А в воображении стоял живой человек. Я видел его небольшой дом и в нем его кабинет, видел, как в нем ходит высокий, худощавый человек; постоит у окна, смотря на море вдали, потом опять заходит по комнате, /454/ бросая отрывистые слова и по временам глухо кашляя. И стало жаль, что этот живой человек будет теперь постепенно забываться: уйдут из мира те, кто знал его, и он уйдет невозвратно. То, что останется в его книгах и чрез книги в душах людей, это будет уже нечто другое, его, но не он. И тогда же подумалось: следует записать и то немногое, что я знаю о нем. Придется говорить о себе, но ведь и воспоминания мои, в сущности, есть лишь история отношения писателя к одному из многих больных людей, случайно живших с ним в одном городе.
2
В 1898 году, осенью, в Ялте стали говорить, что приехал А.П.Чехов{454}.

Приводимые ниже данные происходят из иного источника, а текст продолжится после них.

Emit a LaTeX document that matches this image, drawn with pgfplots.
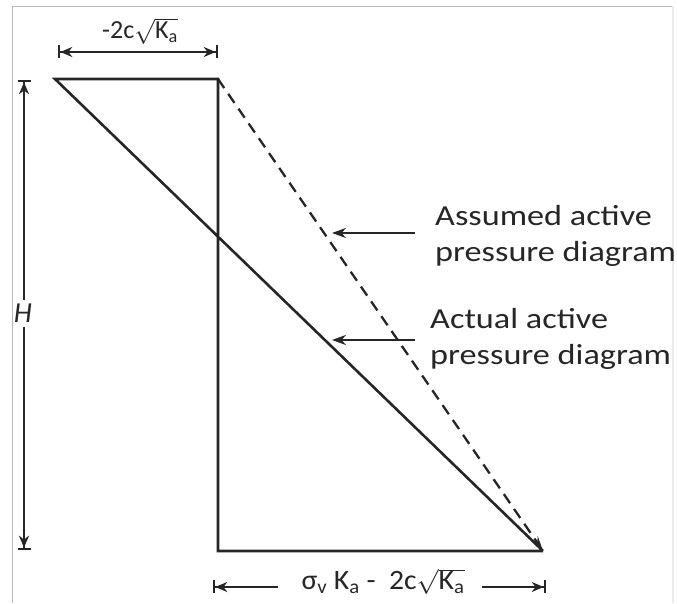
\documentclass[border=0pt]{standalone}
\usepackage{fontspec}
\setmainfont{Carlito}
\usepackage{pgfplots}
\pgfplotsset{compat=1.18}
\usetikzlibrary{arrows.meta}
\begin{document}
\begin{tikzpicture}
\begin{axis}[
  width=677pt, height=603pt, scale only axis,
  hide axis, clip=false,
  xmin=0, xmax=677, ymin=0, ymax=603,
  ]
  % frame of the picture
  \addplot[gray!55, line width=1.2pt] coordinates {(12.5,0) (12.5,596.5) (673,596.5)};
  \addplot[gray!15, line width=1.5pt] coordinates {(673,596.5) (673,0)};

  % pressure diagrams
  \addplot[black!85, line width=2.6pt] coordinates {(543,52) (218,52) (218,524) (55,524) (543,52)};
  \addplot[black!85, line width=2.3pt, dash pattern=on 11pt off 7pt,
    -{Stealth[length=15pt,width=8pt]}] coordinates {(218,524) (543,52)};

  % dimension lines
  \addplot[black!85, line width=2.3pt,
    {Bar[width=13pt]Stealth[length=12pt,width=10pt]}-{Stealth[length=12pt,width=10pt]Bar[width=13pt]}]
    coordinates {(58,551) (218,551)};
  \addplot[black!85, line width=2.3pt,
    {Bar[width=13pt]Stealth[length=12pt,width=10pt]}-]
    coordinates {(24,523) (24,303)};
  \addplot[black!85, line width=2.3pt,
    -{Stealth[length=12pt,width=10pt]Bar[width=13pt]}]
    coordinates {(24,276) (24,53)};
  \addplot[black!85, line width=2.3pt,
    {Bar[width=13pt]Stealth[length=12pt,width=10pt]}-]
    coordinates {(213,16) (278,16)};
  \addplot[black!85, line width=2.3pt,
    -{Stealth[length=12pt,width=10pt]Bar[width=13pt]}]
    coordinates {(482,16) (546,16)};

  % pointers
  \addplot[black!85, line width=2.3pt, -{Stealth[length=14pt,width=10pt]}]
    coordinates {(415,370) (332,370)};
  \addplot[black!85, line width=2.3pt, -{Stealth[length=14pt,width=10pt]}]
    coordinates {(415,263) (332,263)};

  % labels
  \node[text=black!85, anchor=base, inner sep=0pt, font=\fontsize{26}{28}\selectfont]
    at (axis cs:140,564) {-2c$\sqrt{\mbox{K\textsubscript{a}}}$};
  \node[text=black!85, anchor=base, inner sep=0pt, xscale=1.06, font=\fontsize{28}{30}\selectfont]
    at (axis cs:383,13) {σ\textsubscript{v} K\textsubscript{a} -\ \ 2c$\sqrt{\mbox{K\textsubscript{a}}}$};
  \node[text=black!85, font=\fontsize{29}{30}\selectfont\itshape] at (axis cs:23,290) {H};
  \node[text=black!85, anchor=base west, inner sep=0pt, xscale=1.18, font=\fontsize{29}{30}\selectfont]
    at (axis cs:435,377) {Assumed active};
  \node[text=black!85, anchor=base west, inner sep=0pt, xscale=1.18, font=\fontsize{29}{30}\selectfont]
    at (axis cs:435,341) {pressure diagram};
  \node[text=black!85, anchor=base west, inner sep=0pt, xscale=1.18, font=\fontsize{29}{30}\selectfont]
    at (axis cs:430,274) {Actual active};
  \node[text=black!85, anchor=base west, inner sep=0pt, xscale=1.18, font=\fontsize{29}{30}\selectfont]
    at (axis cs:430,238) {pressure diagram};

  \draw[draw=none] (rel axis cs:0,0) rectangle (rel axis cs:1,1);
\end{axis}
\end{tikzpicture}
\end{document}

Известность его была в это время велика; уже для очень многих он был любимым из русских писателей. Несмотря на это, в печати о нем было как-то мало сведений. В журналах и газетах говорили о его рассказах, но очень мало об их авторе. Мне, например, несмотря на большое желание, нигде не пришлось увидать его портрета. Тем сильнее захотелось теперь увидать самого писателя.
На расспросы о том, где Чехов живет, показывали дачу К.М.Иловайской, находящуюся на Аутской улице.
Не знаю, давно ли перед этим Антон Павлович был в Ялте{454}, но в этот приезд он казался здесь новым человеком; все им очень интересовались и старались увидать.